- EXCERPTED DATA
------------------------------

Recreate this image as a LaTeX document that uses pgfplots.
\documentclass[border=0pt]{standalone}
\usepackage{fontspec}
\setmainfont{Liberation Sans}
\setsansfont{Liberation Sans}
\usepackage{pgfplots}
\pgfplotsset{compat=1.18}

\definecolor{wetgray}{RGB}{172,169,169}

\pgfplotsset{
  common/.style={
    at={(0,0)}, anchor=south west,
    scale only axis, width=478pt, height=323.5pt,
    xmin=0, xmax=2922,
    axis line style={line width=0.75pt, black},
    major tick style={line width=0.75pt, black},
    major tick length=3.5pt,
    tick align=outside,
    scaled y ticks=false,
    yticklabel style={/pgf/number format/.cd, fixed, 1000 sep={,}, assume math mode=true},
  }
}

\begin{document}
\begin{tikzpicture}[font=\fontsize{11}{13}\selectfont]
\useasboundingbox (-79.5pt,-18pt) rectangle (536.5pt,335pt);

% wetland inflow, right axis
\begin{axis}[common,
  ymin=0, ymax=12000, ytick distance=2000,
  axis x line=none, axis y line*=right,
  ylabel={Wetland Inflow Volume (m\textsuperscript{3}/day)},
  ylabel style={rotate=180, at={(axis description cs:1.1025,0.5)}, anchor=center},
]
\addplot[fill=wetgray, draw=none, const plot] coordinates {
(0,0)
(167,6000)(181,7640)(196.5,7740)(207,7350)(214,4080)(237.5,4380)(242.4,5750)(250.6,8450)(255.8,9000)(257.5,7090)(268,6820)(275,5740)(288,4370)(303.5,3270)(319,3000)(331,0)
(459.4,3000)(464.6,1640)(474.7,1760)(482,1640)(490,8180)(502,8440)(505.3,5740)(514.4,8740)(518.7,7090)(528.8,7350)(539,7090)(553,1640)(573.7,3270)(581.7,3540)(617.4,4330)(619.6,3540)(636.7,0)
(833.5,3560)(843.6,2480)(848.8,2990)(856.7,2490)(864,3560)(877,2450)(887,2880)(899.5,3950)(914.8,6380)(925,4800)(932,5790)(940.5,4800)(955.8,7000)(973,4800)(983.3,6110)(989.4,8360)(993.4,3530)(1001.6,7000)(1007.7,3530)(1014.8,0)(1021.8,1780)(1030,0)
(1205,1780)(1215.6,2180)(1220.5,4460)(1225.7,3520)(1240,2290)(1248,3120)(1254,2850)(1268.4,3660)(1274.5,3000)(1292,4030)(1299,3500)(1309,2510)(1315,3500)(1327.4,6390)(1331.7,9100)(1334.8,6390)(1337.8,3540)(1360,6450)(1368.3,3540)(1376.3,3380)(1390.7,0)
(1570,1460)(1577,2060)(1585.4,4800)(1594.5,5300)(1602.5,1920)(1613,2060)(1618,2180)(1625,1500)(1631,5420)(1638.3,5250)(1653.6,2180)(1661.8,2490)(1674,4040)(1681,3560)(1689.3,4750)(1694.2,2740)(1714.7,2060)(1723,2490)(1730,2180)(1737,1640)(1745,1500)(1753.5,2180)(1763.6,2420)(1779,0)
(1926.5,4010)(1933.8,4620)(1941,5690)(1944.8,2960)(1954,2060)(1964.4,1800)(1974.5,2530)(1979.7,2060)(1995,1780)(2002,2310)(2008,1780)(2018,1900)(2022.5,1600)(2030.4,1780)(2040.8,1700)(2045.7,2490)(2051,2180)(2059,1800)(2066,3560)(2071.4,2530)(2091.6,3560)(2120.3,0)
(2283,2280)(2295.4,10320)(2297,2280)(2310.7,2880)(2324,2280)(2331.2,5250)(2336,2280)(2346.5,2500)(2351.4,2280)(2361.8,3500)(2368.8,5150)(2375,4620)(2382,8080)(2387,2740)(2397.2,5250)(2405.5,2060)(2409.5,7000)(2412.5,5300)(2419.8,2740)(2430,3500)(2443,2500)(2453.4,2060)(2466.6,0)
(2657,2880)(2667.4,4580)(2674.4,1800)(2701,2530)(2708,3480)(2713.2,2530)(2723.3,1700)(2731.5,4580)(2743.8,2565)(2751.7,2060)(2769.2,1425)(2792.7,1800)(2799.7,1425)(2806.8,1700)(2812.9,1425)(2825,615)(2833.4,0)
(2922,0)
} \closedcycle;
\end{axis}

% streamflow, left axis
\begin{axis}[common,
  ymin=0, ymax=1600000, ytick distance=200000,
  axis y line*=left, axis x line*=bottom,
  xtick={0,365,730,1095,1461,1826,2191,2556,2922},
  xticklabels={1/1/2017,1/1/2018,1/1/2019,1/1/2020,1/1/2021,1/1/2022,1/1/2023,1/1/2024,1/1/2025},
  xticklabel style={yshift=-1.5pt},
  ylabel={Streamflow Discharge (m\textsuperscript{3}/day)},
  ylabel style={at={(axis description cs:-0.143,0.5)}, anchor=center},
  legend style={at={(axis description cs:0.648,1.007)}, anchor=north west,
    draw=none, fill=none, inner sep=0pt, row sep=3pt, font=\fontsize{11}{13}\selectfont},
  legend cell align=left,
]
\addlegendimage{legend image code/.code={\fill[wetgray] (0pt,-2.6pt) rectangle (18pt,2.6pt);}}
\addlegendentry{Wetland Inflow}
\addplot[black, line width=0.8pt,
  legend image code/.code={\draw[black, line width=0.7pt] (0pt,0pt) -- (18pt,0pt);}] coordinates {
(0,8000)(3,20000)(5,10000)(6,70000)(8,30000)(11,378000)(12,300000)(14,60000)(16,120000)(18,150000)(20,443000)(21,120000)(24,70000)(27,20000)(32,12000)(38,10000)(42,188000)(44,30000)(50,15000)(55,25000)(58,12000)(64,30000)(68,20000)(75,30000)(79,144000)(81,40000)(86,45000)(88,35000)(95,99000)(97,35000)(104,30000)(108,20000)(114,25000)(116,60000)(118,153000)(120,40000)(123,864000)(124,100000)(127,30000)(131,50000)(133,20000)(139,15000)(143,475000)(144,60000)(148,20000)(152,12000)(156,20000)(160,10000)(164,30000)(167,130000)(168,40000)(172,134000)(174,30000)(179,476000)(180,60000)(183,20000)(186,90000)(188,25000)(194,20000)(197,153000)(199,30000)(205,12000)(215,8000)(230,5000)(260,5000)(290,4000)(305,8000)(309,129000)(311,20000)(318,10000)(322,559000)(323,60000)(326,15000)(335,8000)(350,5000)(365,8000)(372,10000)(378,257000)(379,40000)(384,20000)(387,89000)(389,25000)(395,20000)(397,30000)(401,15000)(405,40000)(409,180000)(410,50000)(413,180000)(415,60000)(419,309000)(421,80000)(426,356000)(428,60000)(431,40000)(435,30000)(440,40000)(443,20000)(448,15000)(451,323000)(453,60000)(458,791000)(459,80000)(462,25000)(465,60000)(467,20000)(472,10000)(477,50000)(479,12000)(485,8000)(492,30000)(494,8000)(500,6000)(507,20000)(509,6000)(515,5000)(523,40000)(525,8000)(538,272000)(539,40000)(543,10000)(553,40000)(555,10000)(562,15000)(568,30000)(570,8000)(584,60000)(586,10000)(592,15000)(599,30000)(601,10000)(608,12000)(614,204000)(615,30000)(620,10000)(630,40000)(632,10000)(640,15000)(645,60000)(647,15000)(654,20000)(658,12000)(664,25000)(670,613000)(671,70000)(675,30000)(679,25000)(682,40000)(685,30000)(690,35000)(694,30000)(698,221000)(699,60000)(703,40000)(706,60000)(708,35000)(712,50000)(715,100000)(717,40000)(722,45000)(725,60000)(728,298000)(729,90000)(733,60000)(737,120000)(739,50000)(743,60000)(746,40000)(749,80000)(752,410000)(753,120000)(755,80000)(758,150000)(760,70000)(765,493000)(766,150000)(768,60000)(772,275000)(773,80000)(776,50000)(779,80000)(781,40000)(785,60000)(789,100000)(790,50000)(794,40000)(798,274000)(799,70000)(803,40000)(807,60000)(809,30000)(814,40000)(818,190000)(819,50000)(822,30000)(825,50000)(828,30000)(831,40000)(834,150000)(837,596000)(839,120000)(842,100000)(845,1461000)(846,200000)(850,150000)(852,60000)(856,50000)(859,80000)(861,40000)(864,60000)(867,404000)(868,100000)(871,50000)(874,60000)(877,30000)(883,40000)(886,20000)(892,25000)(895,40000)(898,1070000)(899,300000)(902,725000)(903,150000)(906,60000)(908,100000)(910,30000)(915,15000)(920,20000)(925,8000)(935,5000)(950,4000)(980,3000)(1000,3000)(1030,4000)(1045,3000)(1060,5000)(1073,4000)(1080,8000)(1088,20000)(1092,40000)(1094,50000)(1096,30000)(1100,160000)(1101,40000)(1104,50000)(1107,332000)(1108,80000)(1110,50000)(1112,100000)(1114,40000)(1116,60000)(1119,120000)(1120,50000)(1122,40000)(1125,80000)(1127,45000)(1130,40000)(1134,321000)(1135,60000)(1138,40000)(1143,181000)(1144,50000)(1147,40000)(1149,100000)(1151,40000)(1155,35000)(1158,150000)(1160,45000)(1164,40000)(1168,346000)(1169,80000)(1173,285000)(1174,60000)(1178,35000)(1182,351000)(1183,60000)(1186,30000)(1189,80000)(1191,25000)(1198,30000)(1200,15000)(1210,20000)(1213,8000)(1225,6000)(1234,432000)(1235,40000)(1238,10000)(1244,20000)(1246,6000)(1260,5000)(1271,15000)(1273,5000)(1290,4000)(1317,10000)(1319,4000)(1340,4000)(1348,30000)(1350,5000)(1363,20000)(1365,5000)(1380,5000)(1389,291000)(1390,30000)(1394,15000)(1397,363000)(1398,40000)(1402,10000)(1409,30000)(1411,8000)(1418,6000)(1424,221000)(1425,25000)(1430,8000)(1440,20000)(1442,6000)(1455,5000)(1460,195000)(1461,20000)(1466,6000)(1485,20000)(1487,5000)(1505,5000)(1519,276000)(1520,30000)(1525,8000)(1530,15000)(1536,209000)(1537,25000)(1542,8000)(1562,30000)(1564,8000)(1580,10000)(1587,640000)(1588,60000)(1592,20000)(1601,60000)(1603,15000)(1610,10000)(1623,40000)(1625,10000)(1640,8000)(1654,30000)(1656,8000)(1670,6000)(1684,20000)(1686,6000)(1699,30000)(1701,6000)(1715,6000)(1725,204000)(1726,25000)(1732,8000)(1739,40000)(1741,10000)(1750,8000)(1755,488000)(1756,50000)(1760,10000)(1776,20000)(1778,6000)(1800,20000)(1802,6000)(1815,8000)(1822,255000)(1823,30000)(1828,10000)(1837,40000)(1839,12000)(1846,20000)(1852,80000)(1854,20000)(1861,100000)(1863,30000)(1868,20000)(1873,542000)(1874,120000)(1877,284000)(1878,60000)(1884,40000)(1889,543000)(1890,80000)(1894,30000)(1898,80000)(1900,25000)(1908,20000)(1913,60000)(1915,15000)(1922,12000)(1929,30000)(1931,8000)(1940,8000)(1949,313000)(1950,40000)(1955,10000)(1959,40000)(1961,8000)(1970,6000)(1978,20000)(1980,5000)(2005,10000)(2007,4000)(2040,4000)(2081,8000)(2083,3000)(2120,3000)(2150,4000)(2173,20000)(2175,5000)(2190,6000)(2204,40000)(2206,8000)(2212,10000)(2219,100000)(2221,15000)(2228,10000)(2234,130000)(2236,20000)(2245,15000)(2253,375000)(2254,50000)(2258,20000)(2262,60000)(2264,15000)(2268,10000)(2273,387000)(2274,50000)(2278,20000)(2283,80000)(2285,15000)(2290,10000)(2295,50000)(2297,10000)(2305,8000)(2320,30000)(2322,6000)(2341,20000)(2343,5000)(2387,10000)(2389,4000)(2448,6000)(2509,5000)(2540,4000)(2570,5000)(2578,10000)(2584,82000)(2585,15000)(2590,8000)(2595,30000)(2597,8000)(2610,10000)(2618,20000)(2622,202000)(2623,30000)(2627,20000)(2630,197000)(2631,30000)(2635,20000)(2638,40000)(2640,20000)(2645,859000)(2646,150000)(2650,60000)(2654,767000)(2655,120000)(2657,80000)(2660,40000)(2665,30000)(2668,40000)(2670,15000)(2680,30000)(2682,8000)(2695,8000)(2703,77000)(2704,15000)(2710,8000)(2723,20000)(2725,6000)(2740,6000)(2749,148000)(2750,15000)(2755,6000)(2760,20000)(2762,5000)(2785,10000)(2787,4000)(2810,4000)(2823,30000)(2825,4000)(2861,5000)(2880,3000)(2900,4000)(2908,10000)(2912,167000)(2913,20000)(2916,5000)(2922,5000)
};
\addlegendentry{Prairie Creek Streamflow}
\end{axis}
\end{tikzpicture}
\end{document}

------------------------------

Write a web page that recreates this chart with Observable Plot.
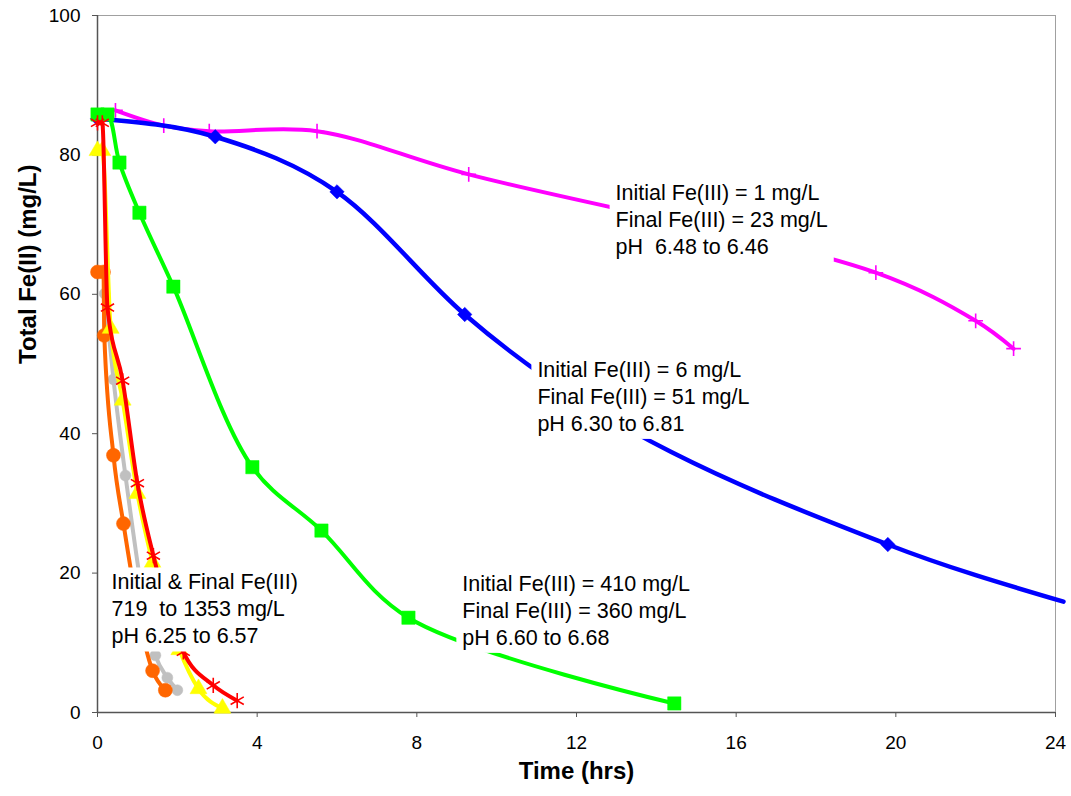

------------------------------

- WHAT IS BEING ASKED
Pull every line containing the word "that" out of the material and copy it.

- RESPONSE FOR THIS EXERCISE
Recreate this image as a LaTeX document that uses pgfplots.
Write a web page that recreates this chart with Observable Plot.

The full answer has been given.